8 USE OF SUBCONTRACTORS
Each Party will have the right to subcontract its obligations under the Agreement. Each Party will ensure that its subcontractors comply with the confidentiality provisions specified in Section 7. A Party will be liable for the performance of its subcontractor as for its own performance.
9 PERSONAL DATA
- The Provider offers a wide range of services in which personal data is processed. The Provider’s role in the processing of personal data as either controller or processor depends on the Service provided to the Company and is specified in the Acceptance Form. If the Provider processes personal data on behalf of the Company in connection with the Service as processor, the Data Processing Agreement applies.
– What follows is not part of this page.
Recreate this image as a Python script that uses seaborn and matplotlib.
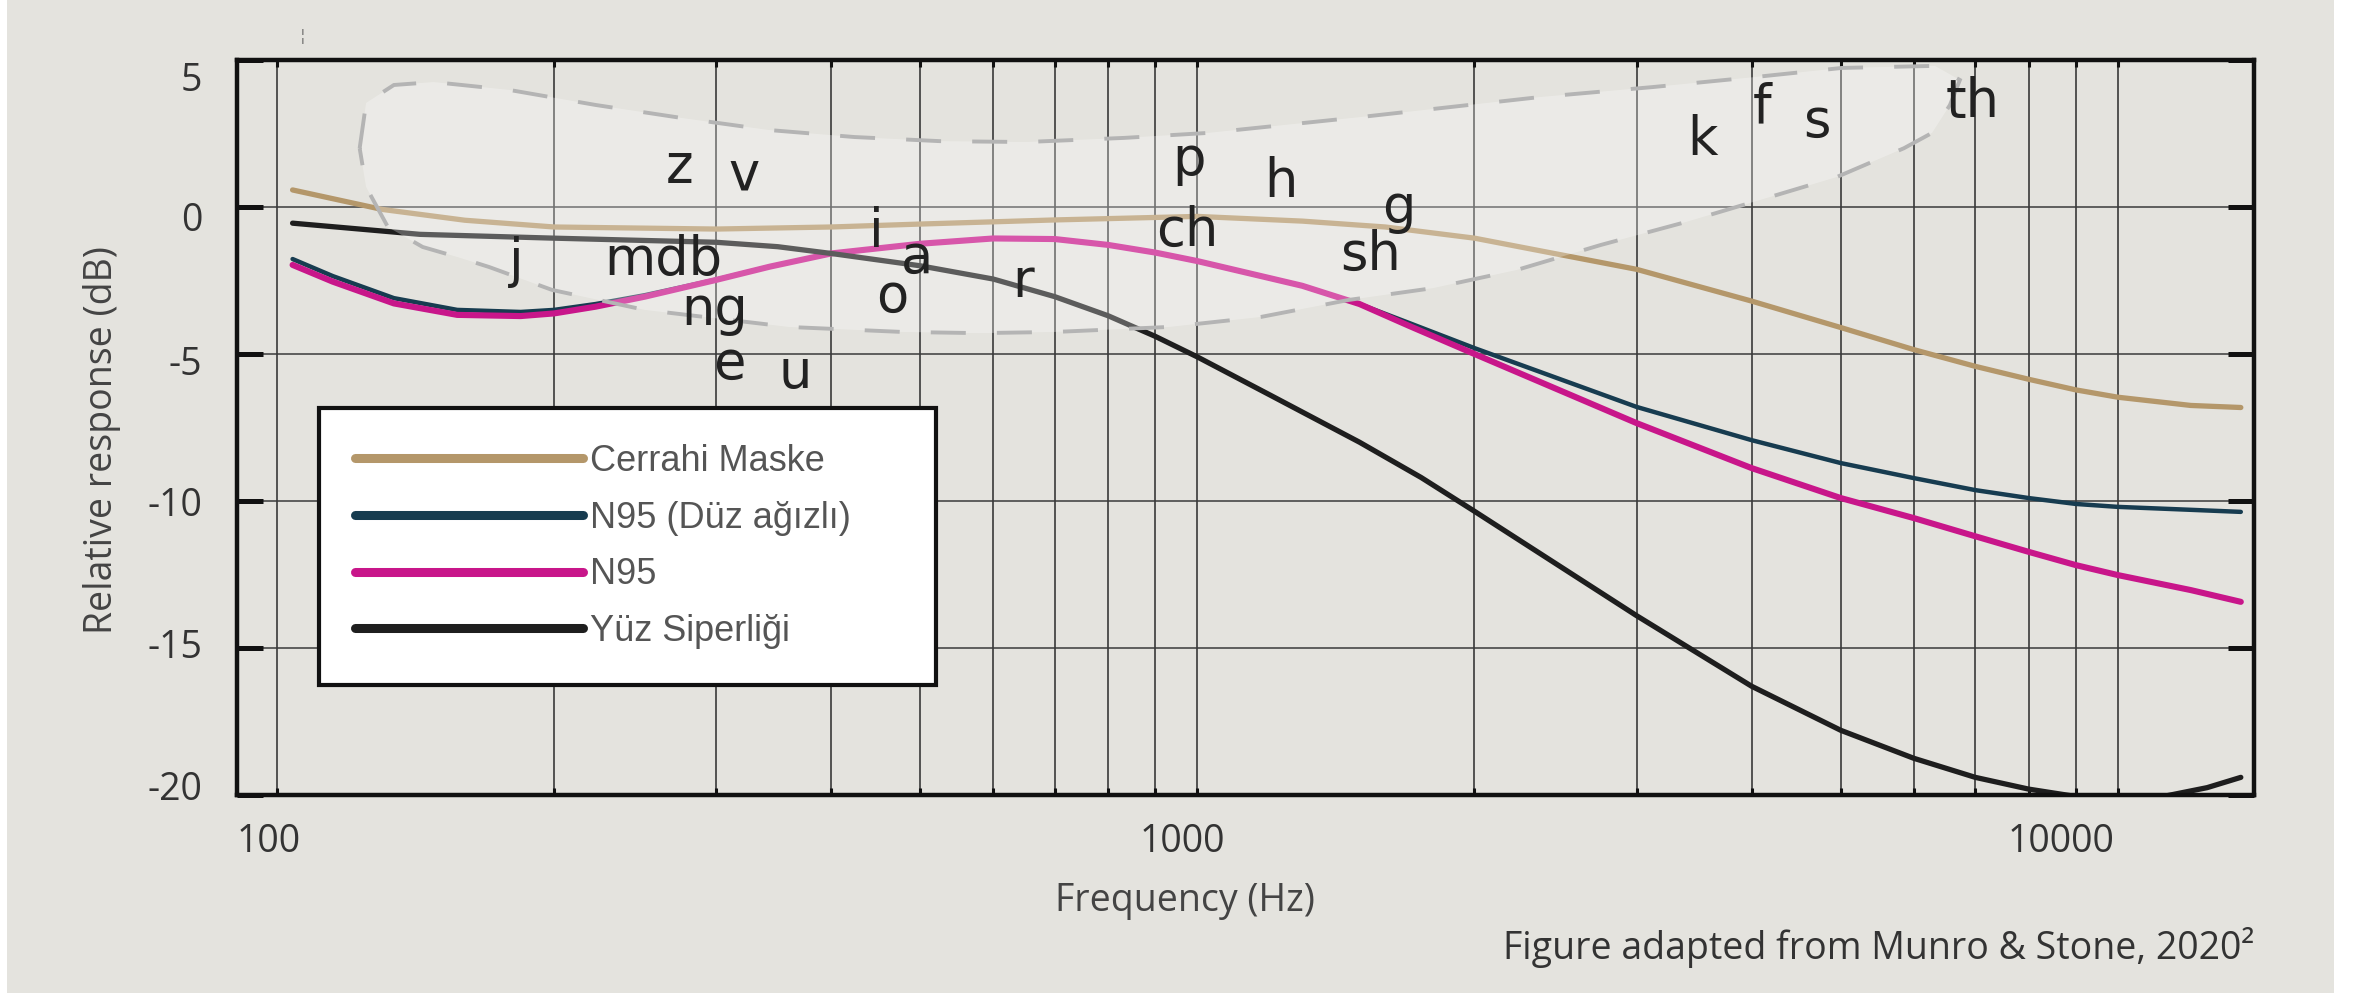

- If the Company, as a controller, transfers personal data to the Provider to be processed by the Provider as an independent controller, the Provider will become the owner of the personal data and will have the right to use and exploit it for its own purposes as a controller. The Company will be solely responsible for having the right to disclose the personal data to the Provider. The Provider will not delete or return or otherwise dispose of the personal data before the end of the retention period set out in the relevant privacy notice, if this Agreement is terminated for any reason. The Provider will use the personal data in accordance with the relevant privacy notice, which outlines the procedures and the legal basis for the collection, processing, and storage of the personal data. The Provider implements appropriate technical and organizational measures to ensure a level of security appropriate to the risks of processing.
10 INTELLECTUAL PROPERTY RIGHTS
- Unless otherwise expressly agreed in writing, the Agreement has no effect on the ownership of any Intellectual Property Rights or any other rights held by Party or existing prior to the execution of the Agreement. Any and all Intellectual Property Rights to Deliverables or Service created in connection with the Agreement will vest and remain vested in the originating Party or its licensors, as applicable. Neither Party will obtain any direct, indirect or implied right or license to use or otherwise exploit the Intellectual Property Rights of the other Party, except to the extent necessary for the performance of its obligations under the Agreement.
- The Company hereby, free of charge, grants or procures the grant of a world-wide, perpetual, irrevocable, non-exclusive and non-transferable license for the Provider to use, copy and modify all such Company Material and related Intellectual Property Rights of the Company which are necessary for the performance of the Provider’s obligations or to exercise its rights under the Agreement or related to Service.
- The Provider will grant or procures the grant of a license to the Company to use the Deliverables and other results of the Service as are necessary to allow the Company to exercise its rights and perform its obligations under the Agreement. Unless otherwise agreed in writing, the Company will, upon delivery and full payment of the same, receive worldwide, non-exclusive, perpetual license to use the Deliverables and other results of the Service in its internal operations and for the purposes specified in the Agreement. The Company is entitled to make such copies of the Deliverables as may be necessary. The copies must contain the same copyright, trademark, and other labels as the original copy of the Deliverable or other results of the Service.
- The Company acknowledges that it may not use or otherwise exploit the Service or Deliverables outside the scope and purpose of the Agreement. Unless otherwise agreed the Company will not have right to sublicense, assign or otherwise transfer the rights granted in this Section 10 or in the Agreement.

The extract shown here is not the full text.